Lutterworth Town Hall

The architect of Lutterworth Town Hall was Joseph Hansom, who took out the first patent of the horse-drawn hansom cab. He also built Birmingham Town Hall.

Shambles Inn

Another of the landmarks of the town centre is the thatched roof & timber framed building now known as the 'Shambles Inn'. This former abattoir and butcher's is the oldest timber-framed building in Lutterworth dating back to the 16th century, it was a first used as a public house in 1791 until 1840 it was then converted back to a home and butcher's shop. In 1982 it was converted back into a public house and named the Shambles.

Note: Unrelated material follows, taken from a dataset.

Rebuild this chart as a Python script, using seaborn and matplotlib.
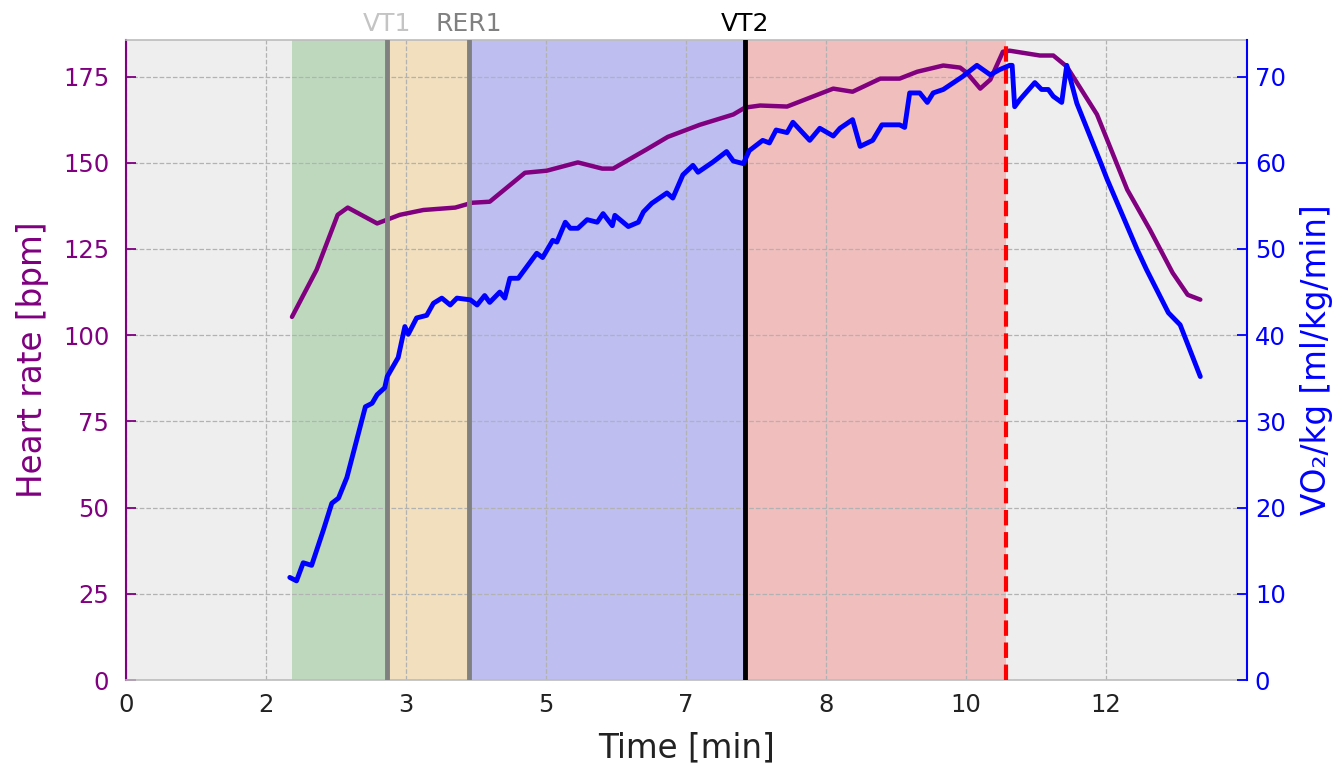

Lutterworth lies on the A426 Leicester–Rugby road, adjacent to the M1 motorway at junction 20. It is also located within a few miles of the M6 motorway and A5 trunk road. The town once had a station on the Great Central Railway; however, since its closure the nearest railway station is now at Rugby. A southern bypass, the A4303, was opened in 1999, providing a route for traffic from the M1 to the A5 to avoid Lutterworth town centre.

Popular culture

Mark Corrigan of the British television series Peep Show describes a trip to Lutterworth by public transport as taking so long that it feels like going to Mordor, a reference to Tolkien's Lord of the Rings trilogy.

The 1973 sitcom "me, myself and Nigel Wright" was set in an ostrich farm near the town.